#라이브러리 불러오기
library(tm)
library(ggplot2)
#경로지정
fakenews.path <- "data/fake_news/"
fakenews2.path <- "data/fake_news_2/"
realnews.path <- "data/real_news/"
realnews2.path <- "data/real_news_2/"
factnews.path <- "data/fact_news/"
factnews2.path <- "data/fact_news_2/"
#get함수 문자열을 얻는 함수 공통으로 사용함
get.msg <- function(path) {
con <- file(path, open="rt", encoding = "UTF-8")
text <- readLines(con)
msg <- text[seq(1,length(text),1)]
close(con)
return(paste(msg, collapse=""))
}
#경로의 파일들에 함수적용
fakenews.docs <- dir(fakenews.path)
all.fakenews <- sapply(fakenews.docs, function(p) get.msg(file.path(fakenews.path,p)))
#gettdm함수
get.tdm<-function(doc.vec){
doc.corpus<-VCorpus(VectorSource(doc.vec))
control<-list(stopwords=TRUE, removePunctuation=TRUE, removeNumbers=TRUE, minDocFreq=2)
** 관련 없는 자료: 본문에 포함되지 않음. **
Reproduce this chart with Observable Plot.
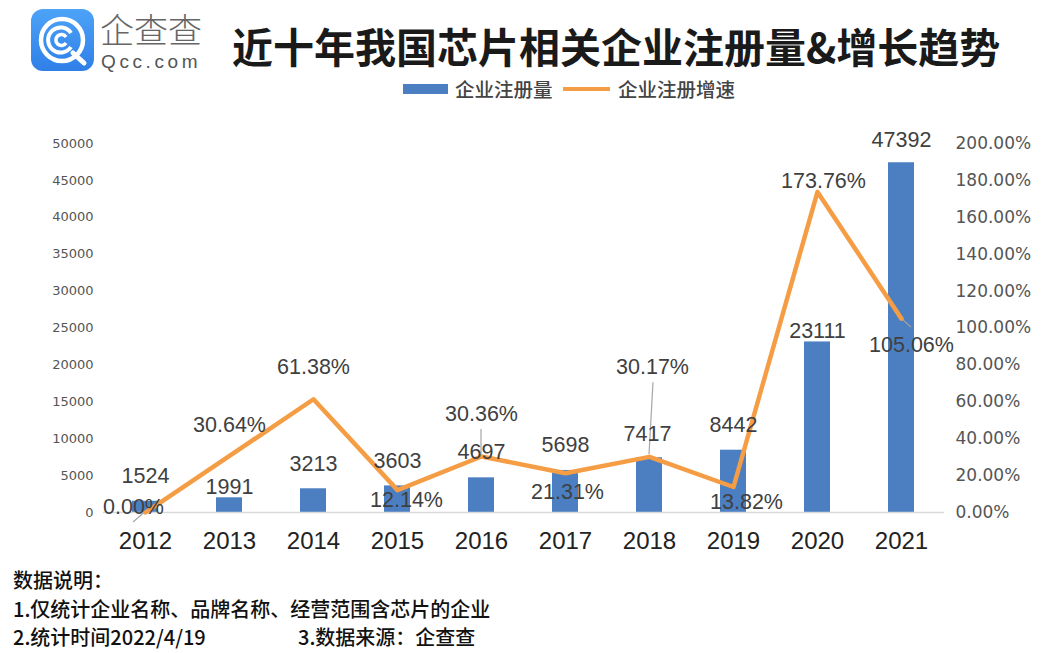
<!DOCTYPE html>
<html>
<head>
<meta charset="utf-8">
<script src="https://cdn.jsdelivr.net/npm/d3@7"></script>
<script src="https://cdn.jsdelivr.net/npm/@observablehq/plot@0.6"></script>
<style>
  html, body { margin: 0; padding: 0; background: #fff; }
  #wrap { position: relative; width: 1048px; height: 653px; overflow: hidden; background: #fff;
          font-family: "Noto Sans CJK SC", "Liberation Sans", sans-serif; }
  .abs { position: absolute; white-space: nowrap; }
  #title { left: 232px; top: 18px; font-size: 41px; font-weight: bold; color: #1a1a1a; line-height: 54px; }
  #brand { left: 100px; top: 8px; font-size: 34px; color: #666; line-height: 42px; font-weight: 300; }
  #brand2 { left: 101px; top: 50px; font-size: 19px; color: #555; letter-spacing: 3.6px; line-height: 24px;
            font-family: "Liberation Sans", sans-serif; }
  .leg { top: 76px; font-size: 19.5px; color: #444; line-height: 26px; font-weight: 500; }
  .note { left: 13px; font-size: 20px; color: #111; line-height: 28px; font-weight: 500; }
  #chart { position: absolute; left: 0; top: 110px; }
</style>
</head>
<body>
<div id="wrap">
  <svg class="abs" style="left:0;top:0" width="100" height="80">
    <defs>
      <linearGradient id="lg" x1="0" y1="0" x2="0" y2="1">
        <stop offset="0" stop-color="#4da3f7"/>
        <stop offset="1" stop-color="#2f7fe8"/>
      </linearGradient>
    </defs>
    <rect x="31" y="9" width="63" height="62" rx="12" fill="url(#lg)"/>
    <circle cx="62" cy="40" r="21" fill="none" stroke="#fff" stroke-width="4.5"/>
    <path d="M73 53 L84 63" stroke="#fff" stroke-width="5" stroke-linecap="round"/>
    <path d="M71 33 A12.5 12.5 0 1 0 71 47" fill="none" stroke="#fff" stroke-width="4"/>
    <path d="M66 37 A5.5 5.5 0 1 0 66 43" fill="none" stroke="#fff" stroke-width="3.5"/>
  </svg>
  <div id="brand" class="abs">企查查</div>
  <div id="brand2" class="abs">Qcc.com</div>
  <div id="title" class="abs">近十年我国芯片相关企业注册量&amp;增长趋势</div>

  <div class="abs" style="left:403px;top:84px;width:45px;height:10px;background:#4b7fc2"></div>
  <div class="abs leg" style="left:455px">企业注册量</div>
  <div class="abs" style="left:563px;top:87px;width:47px;height:4px;background:#f59d45"></div>
  <div class="abs leg" style="left:618px">企业注册增速</div>

  <div id="chart"></div>

  <div class="abs note" style="top:566px">数据说明：</div>
  <div class="abs note" style="top:595px">1.仅统计企业名称、品牌名称、经营范围含芯片的企业</div>
  <div class="abs note" style="top:623px">2.统计时间2022/4/19</div>
  <div class="abs note" style="top:623px;left:298px">3.数据来源：企查查</div>
</div>
<script>
// ---- data ----
const years = ["2012","2013","2014","2015","2016","2017","2018","2019","2020","2021"];
const counts = [1524, 1991, 3213, 3603, 4697, 5698, 7417, 8442, 23111, 47392];
const growth = [0.00, 30.64, 61.38, 12.14, 30.36, 21.31, 30.17, 13.82, 173.76, 105.06]; // %
const leftTicks = [0, 5000, 10000, 15000, 20000, 25000, 30000, 35000, 40000, 45000, 50000];
const rightTicks = [0, 20, 40, 60, 80, 100, 120, 140, 160, 180, 200]; // %

// ---- styling (label nudges in pixels) ----
const K = 50000 / 200; // right axis 200% aligns with left axis 50000
const barLabelDx = [0, 0, 0, 0, 0, 0, -2, 0, 0, 0];
const barLabelDy = [-25, -11, -25, -25, -26, -25, -24, -25, -11, -23];
const pctLabelDx = [-12, 0, 0, 9, 0, 2, 3, 13, 6, 10];
const pctLabelDy = [-5, -31, -32, 10, -42, 19, -90, 15, -11, 26];
// leader lines: [index, dx1, dy1, dx2, dy2] relative to the growth point
const leaders = [[0, -12, 10, 2, -2], [4, 0, 0, 0, -27], [6, 0, -2, 4, -74], [9, 0, 0, 10, 9]];

const rows = years.map((year, i) => ({year, count: counts[i], growth: growth[i], g: growth[i] * K, i}));

const BLUE = "#4b7fc2", ORANGE = "#f59d45";
const NUMFONT = "Liberation Sans, Arial, sans-serif";

const barLabels = rows.map(r => Plot.text([r], {
  x: "year", y: "count", text: d => String(d.count),
  dx: barLabelDx[r.i], dy: barLabelDy[r.i],
  fontSize: 21.5, fill: "#404040", fontFamily: NUMFONT, textAnchor: "middle", lineAnchor: "middle"
}));
const pctLabels = rows.map(r => Plot.text([r], {
  x: "year", y: "g", text: d => d.growth.toFixed(2) + "%",
  dx: pctLabelDx[r.i], dy: pctLabelDy[r.i],
  fontSize: 21.5, fill: "#404040", fontFamily: NUMFONT, textAnchor: "middle", lineAnchor: "middle"
}));

function leaderMark(index, scales) {
  const g = document.createElementNS("http://www.w3.org/2000/svg", "g");
  const xs = scales.x, ys = scales.y;
  const bw = xs.bandwidth ? xs.bandwidth() : 0;
  for (const [i, dx1, dy1, dx2, dy2] of leaders) {
    const px = xs(years[i]) + bw / 2, py = ys(growth[i] * K);
    const l = document.createElementNS("http://www.w3.org/2000/svg", "line");
    l.setAttribute("x1", px + dx1); l.setAttribute("y1", py + dy1);
    l.setAttribute("x2", px + dx2); l.setAttribute("y2", py + dy2);
    l.setAttribute("stroke", "#a6a6a6"); l.setAttribute("stroke-width", "1.2");
    g.appendChild(l);
  }
  return g;
}

const chart = Plot.plot({
  width: 1048,
  height: 460,
  marginLeft: 103,
  marginRight: 104,
  marginTop: 33,
  marginBottom: 58,
  style: {fontFamily: NUMFONT, background: "transparent", overflow: "visible"},
  x: {type: "band", domain: years, paddingInner: 0.69, paddingOuter: 0.345, label: null},
  y: {domain: [0, 50000], label: null},
  marks: [
    Plot.barY(rows, {x: "year", y: "count", fill: BLUE}),
    Plot.ruleY([0], {stroke: "#d9d9d9", strokeWidth: 1.5}),
    leaderMark,
    Plot.line(rows, {x: "year", y: "g", stroke: ORANGE, strokeWidth: 4.5, strokeLinejoin: "round", strokeLinecap: "round"}),
    Plot.axisY(leftTicks, {anchor: "left", tickSize: 0, tickPadding: 10, fontSize: 13, fill: "#555",
      fontFamily: "DejaVu Sans, sans-serif", tickFormat: d => String(d), label: null}),
    Plot.axisY(rightTicks.map(v => v * K), {anchor: "right", tickSize: 0, tickPadding: 11, fontSize: 17, fill: "#555",
      fontFamily: "DejaVu Sans, sans-serif", tickFormat: d => (d / K).toFixed(2) + "%", label: null}),
    Plot.axisX({tickSize: 0, tickPadding: 19, fontSize: 24, fill: "#222", label: null}),
    ...barLabels,
    ...pctLabels
  ]
});
document.getElementById("chart").appendChild(chart);
</script>
</body>
</html>
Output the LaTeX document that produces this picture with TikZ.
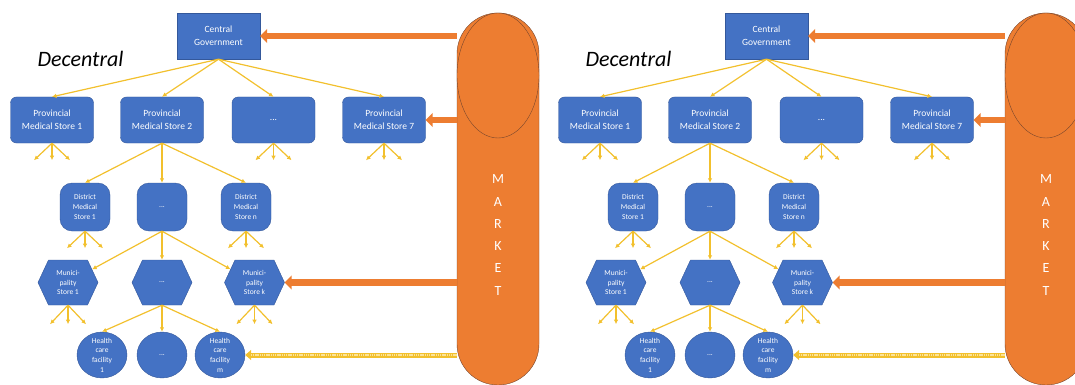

doc.dtm<-TermDocumentMatrix(doc.corpus,control)
return(doc.dtm)
}
#위의 함수를 이용해서 데이터프레임생성
fakenews.tdm<-get.tdm(all.fakenews)
fakenews.matrix <- as.matrix(fakenews.tdm)
fakenews.counts<-rowSums(fakenews.matrix)
fakenews.df<-data.frame(cbind(names(fakenews.counts),as.numeric(fakenews.counts)),stringsAsFactors=FALSE)
#데이터프레임 속성명 지정
names(fakenews.df)<-c("term", "frequency")
fakenews.df$frequency<-as.numeric(fakenews.df$frequency)
fakenews.occurrence<-sapply(1:nrow(fakenews.matrix), function(i){
length(which(fakenews.matrix[i,]>0))/ncol(fakenews.matrix)
})
fakenews.density<-fakenews.df$frequency/sum(fakenews.df$frequency)
fakenews.df<-transform(fakenews.df, density=fakenews.density,occurrence=fakenews.occurrence)
fakenews.df <- fakenews.df[order(-fakenews.df$frequency),]
head(fakenews.df,n=30)
realnews.docs<-dir(realnews.path)
realnews.docs<-realnews.docs[which(realnews.docs!="cmds")]
all.realnews<-sapply(realnews.docs, function(p) get.msg(paste(realnews.path,p,sep="/")))
realnews.tdm<-get.tdm(all.realnews)
realnews.matrix <- as.matrix(realnews.tdm)
realnews.counts<-rowSums(realnews.matrix)
realnews.df<-data.frame(cbind(names(realnews.counts),as.numeric(realnews.counts)),stringsAsFactors=FALSE)
names(realnews.df)<-c("term", "frequency")
realnews.df$frequency<-as.numeric(realnews.df$frequency)
realnews.occurrence<-sapply(1:nrow(realnews.matrix), function(i){
length(which(realnews.matrix[i,]>0))/ncol(realnews.matrix)
})
realnews.density<-realnews.df$frequency/sum(realnews.df$frequency)
realnews.df<-transform(realnews.df, density=realnews.density,occurrence=realnews.occurrence)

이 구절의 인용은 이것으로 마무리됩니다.